◆ Exercise: Your copy of the material must match it exactly, except that pictures are dropped.

◆ Supplied data:

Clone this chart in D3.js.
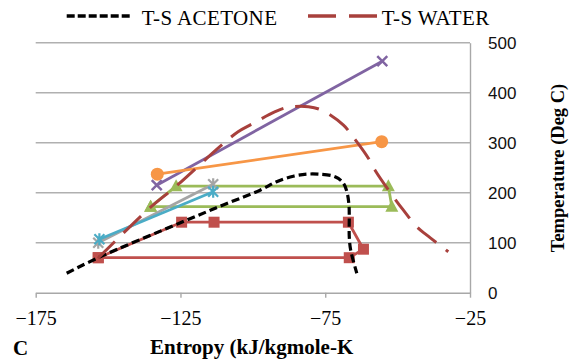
<!DOCTYPE html>
<html>
<head>
<meta charset="utf-8">
<script src="https://cdn.jsdelivr.net/npm/d3@7"></script>
<style>
  html, body { margin: 0; padding: 0; background: #fff; }
  svg { display: block; }
</style>
</head>
<body>
<svg id="chart" width="580" height="362"></svg>
<script>
// Axis ticks
const xTicks = [-175, -125, -75, -25];
const yTicks = [0, 100, 200, 300, 400, 500];

// Saturation domes (entropy kJ/kgmole-K, temperature deg C)
const acetoneS = [-164.3, -153.4, -125, -110, -97.5, -91.8, -86, -81.4, -77.4, -71.6, -68.7, -67.4, -66.8, -66.7, -66.7, -66.2, -64.1];
const acetoneT = [39, 70, 140, 176, 205, 222, 233, 237, 237, 232, 219, 199, 175, 152, 112, 85, 39];
const waterS = [-153.5, -135.3, -126.5, -112, -105.1, -100.4, -92.3, -87.7, -80.8, -76.2, -68.7, -65.3, -60.1, -57.8, -51.5, -48, -43.4, -39.9, -32.5];
const waterT = [69, 171, 213, 289, 322, 337, 362, 371, 372, 365, 335, 311, 269, 245, 192, 165, 132, 115, 82];

// Cycle paths
const redS = [-153.4, -124.6, -113.4, -67, -61.8, -66.7, -153.4];
const redT = [70, 141, 141, 141, 87, 70, 70];
const greenS = [-135.3, -126.5, -53.2, -52, -135.3];
const greenT = [172, 213, 213, 172, 172];
const purpleS = [-133.2, -55.3];
const purpleT = [215, 463];
const grayS = [-153.4, -113.7];
const grayT = [100, 217];
const cyanS = [-153, -113.7];
const cyanT = [107, 202];
const orangeS = [-133, -55.5];
const orangeT = [237, 302];

const serif = "'Liberation Serif', 'Times New Roman', serif";

const svg = d3.select("#chart");
const x = d3.scaleLinear().domain([-175, -25]).range([35.7, 470]);
const y = d3.scaleLinear().domain([0, 500]).range([292.7, 42.7]);

const zip = (s, t) => s.map((v, i) => [v, t[i]]);

// Horizontal gridlines
svg.append("g").selectAll("line")
  .data(yTicks.filter(d => d > 0))
  .join("line")
  .attr("x1", x(-175)).attr("x2", x(-25))
  .attr("y1", d => y(d)).attr("y2", d => y(d))
  .attr("stroke", "#b0b0b0").attr("stroke-width", 1.4);

// Bottom axis
const xAxis = svg.append("g")
  .attr("transform", `translate(0,${y(0)})`)
  .call(d3.axisBottom(x).tickValues(xTicks).tickSize(5).tickSizeOuter(0).tickFormat(d3.format("d")));
xAxis.select(".domain").attr("stroke", "#a8a8a8").attr("stroke-width", 1.4);
xAxis.selectAll(".tick line").attr("stroke", "#a8a8a8").attr("stroke-width", 1.4);
xAxis.selectAll(".tick text")
  .attr("y", 32).attr("dy", 0)
  .attr("font-family", serif)
  .attr("font-size", 20).attr("fill", "#000");

// Right axis
const yAxis = svg.append("g")
  .attr("transform", `translate(${x(-25)},0)`)
  .call(d3.axisRight(y).tickValues(yTicks).tickSize(0).tickPadding(18));
yAxis.select(".domain").attr("stroke", "#a8a8a8").attr("stroke-width", 1.4);
yAxis.selectAll(".tick text")
  .attr("font-family", "'Liberation Sans', Arial, sans-serif")
  .attr("font-size", 17).attr("fill", "#111");

const line = d3.line().x(d => x(d[0])).y(d => y(d[1]));

// Markers
function drawMarkers(g, pts, shape, color) {
  const m = g.append("g");
  pts.forEach(p => {
    const cx = x(p[0]), cy = y(p[1]);
    if (shape === "square") {
      m.append("rect").attr("x", cx - 5.5).attr("y", cy - 5.5).attr("width", 11).attr("height", 11)
        .attr("fill", color);
    } else if (shape === "circle") {
      m.append("circle").attr("cx", cx).attr("cy", cy).attr("r", 6.5).attr("fill", color);
    } else if (shape === "triangle") {
      m.append("path").attr("d", `M${cx},${cy - 7}L${cx + 6.5},${cy + 5}L${cx - 6.5},${cy + 5}Z`)
        .attr("fill", color);
    } else if (shape === "x") {
      m.append("path").attr("d", `M${cx - 5},${cy - 5}L${cx + 5},${cy + 5}M${cx - 5},${cy + 5}L${cx + 5},${cy - 5}`)
        .attr("stroke", color).attr("stroke-width", 2.5);
    } else if (shape === "star") {
      m.append("path").attr("d", `M${cx - 5},${cy - 5}L${cx + 5},${cy + 5}M${cx - 5},${cy + 5}L${cx + 5},${cy - 5}M${cx},${cy - 6}L${cx},${cy + 6}`)
        .attr("stroke", color).attr("stroke-width", 2.2);
    }
  });
}

const cycles = [
  { s: redS, t: redT, color: "#c0504d", shape: "square" },
  { s: greenS, t: greenT, color: "#9bbb59", shape: "triangle" },
  { s: purpleS, t: purpleT, color: "#8064a2", shape: "x" },
  { s: grayS, t: grayT, color: "#a5a5a5", shape: "star" },
  { s: cyanS, t: cyanT, color: "#4bacc6", shape: "star" },
  { s: orangeS, t: orangeT, color: "#f79646", shape: "circle" }
];

const plot = svg.append("g");
cycles.forEach(c => {
  const pts = zip(c.s, c.t);
  plot.append("path").datum(pts).attr("d", line)
    .attr("fill", "none").attr("stroke", c.color).attr("stroke-width", 2.8)
    .attr("stroke-linejoin", "round");
  drawMarkers(plot, pts, c.shape, c.color);
});

// Acetone dome
const curve = d3.line().x(d => x(d[0])).y(d => y(d[1])).curve(d3.curveCatmullRom.alpha(0.5));
plot.append("path").datum(zip(acetoneS, acetoneT)).attr("d", curve)
  .attr("fill", "none").attr("stroke", "#000").attr("stroke-width", 3.2)
  .attr("stroke-dasharray", "8,4");

// Water dome
plot.append("path").datum(zip(waterS, waterT)).attr("d", curve)
  .attr("fill", "none").attr("stroke", "#a8403c").attr("stroke-width", 3)
  .attr("stroke-dasharray", "24,12");

// Legend
const legend = svg.append("g")
  .attr("font-family", serif)
  .attr("font-size", 21);
legend.append("line").attr("x1", 66.7).attr("x2", 131.7).attr("y1", 16).attr("y2", 16)
  .attr("stroke", "#000").attr("stroke-width", 3.6).attr("stroke-dasharray", "8,3");
legend.append("text").attr("x", 141.7).attr("y", 25).attr("letter-spacing", 0.4).text("T-S ACETONE");
legend.append("line").attr("x1", 308).attr("x2", 378).attr("y1", 16).attr("y2", 16)
  .attr("stroke", "#a8403c").attr("stroke-width", 3.4).attr("stroke-dasharray", "28,13");
legend.append("text").attr("x", 381.7).attr("y", 25).attr("letter-spacing", 0.4).text("T-S WATER");

// Axis titles
svg.append("text").attr("x", 13).attr("y", 355)
  .attr("font-family", serif)
  .attr("font-size", 21).attr("font-weight", "bold").text("C");
svg.append("text").attr("x", 150).attr("y", 354)
  .attr("font-family", serif)
  .attr("font-size", 21).attr("font-weight", "bold").text("Entropy (kJ/kgmole-K");
svg.append("text")
  .attr("transform", "translate(558,168) rotate(-90)")
  .attr("text-anchor", "middle").attr("dominant-baseline", "central")
  .attr("font-family", serif)
  .attr("font-size", 18.5).attr("font-weight", "bold").text("Temperature (Deg C)");
</script>
</body>
</html>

◆ Exercise response:
Clone this chart in D3.js.
<!DOCTYPE html>
<html>
<head>
<meta charset="utf-8">
<script src="https://cdn.jsdelivr.net/npm/d3@7"></script>
<style>
  html, body { margin: 0; padding: 0; background: #fff; }
  svg { display: block; }
</style>
</head>
<body>
<svg id="chart" width="580" height="362"></svg>
<script>
// Axis ticks
const xTicks = [-175, -125, -75, -25];
const yTicks = [0, 100, 200, 300, 400, 500];

// Saturation domes (entropy kJ/kgmole-K, temperature deg C)
const acetoneS = [-164.3, -153.4, -125, -110, -97.5, -91.8, -86, -81.4, -77.4, -71.6, -68.7, -67.4, -66.8, -66.7, -66.7, -66.2, -64.1];
const acetoneT = [39, 70, 140, 176, 205, 222, 233, 237, 237, 232, 219, 199, 175, 152, 112, 85, 39];
const waterS = [-153.5, -135.3, -126.5, -112, -105.1, -100.4, -92.3, -87.7, -80.8, -76.2, -68.7, -65.3, -60.1, -57.8, -51.5, -48, -43.4, -39.9, -32.5];
const waterT = [69, 171, 213, 289, 322, 337, 362, 371, 372, 365, 335, 311, 269, 245, 192, 165, 132, 115, 82];

// Cycle paths
const redS = [-153.4, -124.6, -113.4, -67, -61.8, -66.7, -153.4];
const redT = [70, 141, 141, 141, 87, 70, 70];
const greenS = [-135.3, -126.5, -53.2, -52, -135.3];
const greenT = [172, 213, 213, 172, 172];
const purpleS = [-133.2, -55.3];
const purpleT = [215, 463];
const grayS = [-153.4, -113.7];
const grayT = [100, 217];
const cyanS = [-153, -113.7];
const cyanT = [107, 202];
const orangeS = [-133, -55.5];
const orangeT = [237, 302];

const serif = "'Liberation Serif', 'Times New Roman', serif";

const svg = d3.select("#chart");
const x = d3.scaleLinear().domain([-175, -25]).range([35.7, 470]);
const y = d3.scaleLinear().domain([0, 500]).range([292.7, 42.7]);

const zip = (s, t) => s.map((v, i) => [v, t[i]]);

// Horizontal gridlines
svg.append("g").selectAll("line")
  .data(yTicks.filter(d => d > 0))
  .join("line")
  .attr("x1", x(-175)).attr("x2", x(-25))
  .attr("y1", d => y(d)).attr("y2", d => y(d))
  .attr("stroke", "#b0b0b0").attr("stroke-width", 1.4);

// Bottom axis
const xAxis = svg.append("g")
  .attr("transform", `translate(0,${y(0)})`)
  .call(d3.axisBottom(x).tickValues(xTicks).tickSize(5).tickSizeOuter(0).tickFormat(d3.format("d")));
xAxis.select(".domain").attr("stroke", "#a8a8a8").attr("stroke-width", 1.4);
xAxis.selectAll(".tick line").attr("stroke", "#a8a8a8").attr("stroke-width", 1.4);
xAxis.selectAll(".tick text")
  .attr("y", 32).attr("dy", 0)
  .attr("font-family", serif)
  .attr("font-size", 20).attr("fill", "#000");

// Right axis
const yAxis = svg.append("g")
  .attr("transform", `translate(${x(-25)},0)`)
  .call(d3.axisRight(y).tickValues(yTicks).tickSize(0).tickPadding(18));
yAxis.select(".domain").attr("stroke", "#a8a8a8").attr("stroke-width", 1.4);
yAxis.selectAll(".tick text")
  .attr("font-family", "'Liberation Sans', Arial, sans-serif")
  .attr("font-size", 17).attr("fill", "#111");

const line = d3.line().x(d => x(d[0])).y(d => y(d[1]));

// Markers
function drawMarkers(g, pts, shape, color) {
  const m = g.append("g");
  pts.forEach(p => {
    const cx = x(p[0]), cy = y(p[1]);
    if (shape === "square") {
      m.append("rect").attr("x", cx - 5.5).attr("y", cy - 5.5).attr("width", 11).attr("height", 11)
        .attr("fill", color);
    } else if (shape === "circle") {
      m.append("circle").attr("cx", cx).attr("cy", cy).attr("r", 6.5).attr("fill", color);
    } else if (shape === "triangle") {
      m.append("path").attr("d", `M${cx},${cy - 7}L${cx + 6.5},${cy + 5}L${cx - 6.5},${cy + 5}Z`)
        .attr("fill", color);
    } else if (shape === "x") {
      m.append("path").attr("d", `M${cx - 5},${cy - 5}L${cx + 5},${cy + 5}M${cx - 5},${cy + 5}L${cx + 5},${cy - 5}`)
        .attr("stroke", color).attr("stroke-width", 2.5);
    } else if (shape === "star") {
      m.append("path").attr("d", `M${cx - 5},${cy - 5}L${cx + 5},${cy + 5}M${cx - 5},${cy + 5}L${cx + 5},${cy - 5}M${cx},${cy - 6}L${cx},${cy + 6}`)
        .attr("stroke", color).attr("stroke-width", 2.2);
    }
  });
}

const cycles = [
  { s: redS, t: redT, color: "#c0504d", shape: "square" },
  { s: greenS, t: greenT, color: "#9bbb59", shape: "triangle" },
  { s: purpleS, t: purpleT, color: "#8064a2", shape: "x" },
  { s: grayS, t: grayT, color: "#a5a5a5", shape: "star" },
  { s: cyanS, t: cyanT, color: "#4bacc6", shape: "star" },
  { s: orangeS, t: orangeT, color: "#f79646", shape: "circle" }
];

const plot = svg.append("g");
cycles.forEach(c => {
  const pts = zip(c.s, c.t);
  plot.append("path").datum(pts).attr("d", line)
    .attr("fill", "none").attr("stroke", c.color).attr("stroke-width", 2.8)
    .attr("stroke-linejoin", "round");
  drawMarkers(plot, pts, c.shape, c.color);
});

// Acetone dome
const curve = d3.line().x(d => x(d[0])).y(d => y(d[1])).curve(d3.curveCatmullRom.alpha(0.5));
plot.append("path").datum(zip(acetoneS, acetoneT)).attr("d", curve)
  .attr("fill", "none").attr("stroke", "#000").attr("stroke-width", 3.2)
  .attr("stroke-dasharray", "8,4");

// Water dome
plot.append("path").datum(zip(waterS, waterT)).attr("d", curve)
  .attr("fill", "none").attr("stroke", "#a8403c").attr("stroke-width", 3)
  .attr("stroke-dasharray", "24,12");

// Legend
const legend = svg.append("g")
  .attr("font-family", serif)
  .attr("font-size", 21);
legend.append("line").attr("x1", 66.7).attr("x2", 131.7).attr("y1", 16).attr("y2", 16)
  .attr("stroke", "#000").attr("stroke-width", 3.6).attr("stroke-dasharray", "8,3");
legend.append("text").attr("x", 141.7).attr("y", 25).attr("letter-spacing", 0.4).text("T-S ACETONE");
legend.append("line").attr("x1", 308).attr("x2", 378).attr("y1", 16).attr("y2", 16)
  .attr("stroke", "#a8403c").attr("stroke-width", 3.4).attr("stroke-dasharray", "28,13");
legend.append("text").attr("x", 381.7).attr("y", 25).attr("letter-spacing", 0.4).text("T-S WATER");

// Axis titles
svg.append("text").attr("x", 13).attr("y", 355)
  .attr("font-family", serif)
  .attr("font-size", 21).attr("font-weight", "bold").text("C");
svg.append("text").attr("x", 150).attr("y", 354)
  .attr("font-family", serif)
  .attr("font-size", 21).attr("font-weight", "bold").text("Entropy (kJ/kgmole-K");
svg.append("text")
  .attr("transform", "translate(558,168) rotate(-90)")
  .attr("text-anchor", "middle").attr("dominant-baseline", "central")
  .attr("font-family", serif)
  .attr("font-size", 18.5).attr("font-weight", "bold").text("Temperature (Deg C)");
</script>
</body>
</html>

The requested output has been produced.